*STATED TASK*
Skip every image and restate the data word for word.

*DATASET EXCERPT*
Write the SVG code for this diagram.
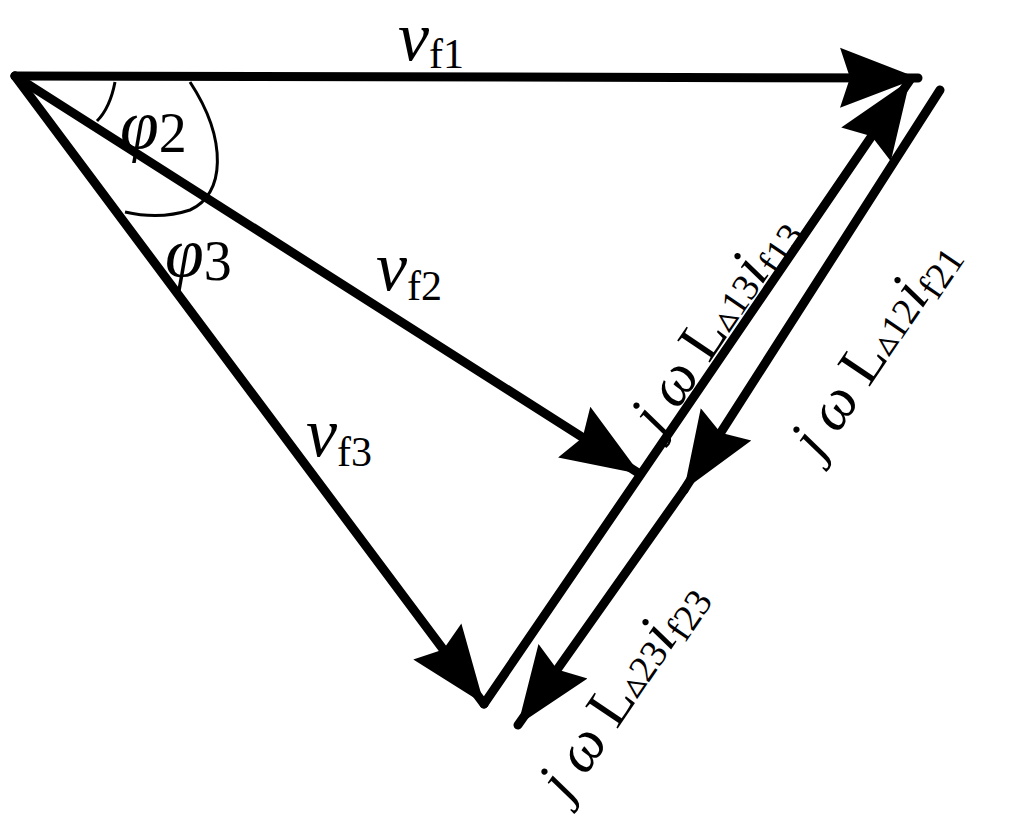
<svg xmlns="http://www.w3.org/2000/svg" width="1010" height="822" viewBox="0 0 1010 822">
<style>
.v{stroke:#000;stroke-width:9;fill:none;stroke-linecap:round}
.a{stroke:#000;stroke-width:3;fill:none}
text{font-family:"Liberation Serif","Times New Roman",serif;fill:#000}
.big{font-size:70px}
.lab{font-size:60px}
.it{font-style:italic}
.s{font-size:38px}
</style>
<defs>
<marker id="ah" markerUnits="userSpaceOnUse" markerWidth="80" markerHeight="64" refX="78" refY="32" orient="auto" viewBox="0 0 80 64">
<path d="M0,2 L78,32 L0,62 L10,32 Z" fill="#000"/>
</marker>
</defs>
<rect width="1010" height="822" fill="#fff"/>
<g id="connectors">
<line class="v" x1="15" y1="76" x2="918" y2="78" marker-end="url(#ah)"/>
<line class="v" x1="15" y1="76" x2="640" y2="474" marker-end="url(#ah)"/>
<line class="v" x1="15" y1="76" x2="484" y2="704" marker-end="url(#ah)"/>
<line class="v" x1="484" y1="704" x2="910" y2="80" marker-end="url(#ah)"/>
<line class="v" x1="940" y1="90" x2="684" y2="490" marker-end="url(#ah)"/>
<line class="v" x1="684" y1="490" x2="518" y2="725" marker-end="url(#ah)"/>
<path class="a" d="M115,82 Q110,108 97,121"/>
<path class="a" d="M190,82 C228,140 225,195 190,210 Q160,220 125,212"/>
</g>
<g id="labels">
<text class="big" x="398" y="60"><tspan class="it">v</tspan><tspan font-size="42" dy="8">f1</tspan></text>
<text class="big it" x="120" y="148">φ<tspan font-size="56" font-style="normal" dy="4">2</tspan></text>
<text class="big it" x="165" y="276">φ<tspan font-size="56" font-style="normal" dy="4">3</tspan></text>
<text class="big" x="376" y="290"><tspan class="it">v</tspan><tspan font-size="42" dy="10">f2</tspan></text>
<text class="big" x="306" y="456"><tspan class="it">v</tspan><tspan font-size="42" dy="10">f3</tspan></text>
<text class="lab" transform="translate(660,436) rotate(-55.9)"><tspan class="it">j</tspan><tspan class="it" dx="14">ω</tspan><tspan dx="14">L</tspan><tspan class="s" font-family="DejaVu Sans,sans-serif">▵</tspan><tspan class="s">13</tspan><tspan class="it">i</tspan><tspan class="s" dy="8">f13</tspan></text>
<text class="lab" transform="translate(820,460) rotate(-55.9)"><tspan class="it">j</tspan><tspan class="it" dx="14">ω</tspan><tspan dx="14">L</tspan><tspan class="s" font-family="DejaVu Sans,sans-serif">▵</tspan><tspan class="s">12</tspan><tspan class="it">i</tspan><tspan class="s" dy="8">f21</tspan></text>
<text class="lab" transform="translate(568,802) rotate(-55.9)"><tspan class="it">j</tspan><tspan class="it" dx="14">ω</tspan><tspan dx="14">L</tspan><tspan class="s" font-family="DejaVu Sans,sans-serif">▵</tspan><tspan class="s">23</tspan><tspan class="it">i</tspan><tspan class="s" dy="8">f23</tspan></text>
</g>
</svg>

*THE COMPLETED TASK*
Write the SVG code for this diagram.
<svg xmlns="http://www.w3.org/2000/svg" width="1010" height="822" viewBox="0 0 1010 822">
<style>
.v{stroke:#000;stroke-width:9;fill:none;stroke-linecap:round}
.a{stroke:#000;stroke-width:3;fill:none}
text{font-family:"Liberation Serif","Times New Roman",serif;fill:#000}
.big{font-size:70px}
.lab{font-size:60px}
.it{font-style:italic}
.s{font-size:38px}
</style>
<defs>
<marker id="ah" markerUnits="userSpaceOnUse" markerWidth="80" markerHeight="64" refX="78" refY="32" orient="auto" viewBox="0 0 80 64">
<path d="M0,2 L78,32 L0,62 L10,32 Z" fill="#000"/>
</marker>
</defs>
<rect width="1010" height="822" fill="#fff"/>
<g id="connectors">
<line class="v" x1="15" y1="76" x2="918" y2="78" marker-end="url(#ah)"/>
<line class="v" x1="15" y1="76" x2="640" y2="474" marker-end="url(#ah)"/>
<line class="v" x1="15" y1="76" x2="484" y2="704" marker-end="url(#ah)"/>
<line class="v" x1="484" y1="704" x2="910" y2="80" marker-end="url(#ah)"/>
<line class="v" x1="940" y1="90" x2="684" y2="490" marker-end="url(#ah)"/>
<line class="v" x1="684" y1="490" x2="518" y2="725" marker-end="url(#ah)"/>
<path class="a" d="M115,82 Q110,108 97,121"/>
<path class="a" d="M190,82 C228,140 225,195 190,210 Q160,220 125,212"/>
</g>
<g id="labels">
<text class="big" x="398" y="60"><tspan class="it">v</tspan><tspan font-size="42" dy="8">f1</tspan></text>
<text class="big it" x="120" y="148">φ<tspan font-size="56" font-style="normal" dy="4">2</tspan></text>
<text class="big it" x="165" y="276">φ<tspan font-size="56" font-style="normal" dy="4">3</tspan></text>
<text class="big" x="376" y="290"><tspan class="it">v</tspan><tspan font-size="42" dy="10">f2</tspan></text>
<text class="big" x="306" y="456"><tspan class="it">v</tspan><tspan font-size="42" dy="10">f3</tspan></text>
<text class="lab" transform="translate(660,436) rotate(-55.9)"><tspan class="it">j</tspan><tspan class="it" dx="14">ω</tspan><tspan dx="14">L</tspan><tspan class="s" font-family="DejaVu Sans,sans-serif">▵</tspan><tspan class="s">13</tspan><tspan class="it">i</tspan><tspan class="s" dy="8">f13</tspan></text>
<text class="lab" transform="translate(820,460) rotate(-55.9)"><tspan class="it">j</tspan><tspan class="it" dx="14">ω</tspan><tspan dx="14">L</tspan><tspan class="s" font-family="DejaVu Sans,sans-serif">▵</tspan><tspan class="s">12</tspan><tspan class="it">i</tspan><tspan class="s" dy="8">f21</tspan></text>
<text class="lab" transform="translate(568,802) rotate(-55.9)"><tspan class="it">j</tspan><tspan class="it" dx="14">ω</tspan><tspan dx="14">L</tspan><tspan class="s" font-family="DejaVu Sans,sans-serif">▵</tspan><tspan class="s">23</tspan><tspan class="it">i</tspan><tspan class="s" dy="8">f23</tspan></text>
</g>
</svg>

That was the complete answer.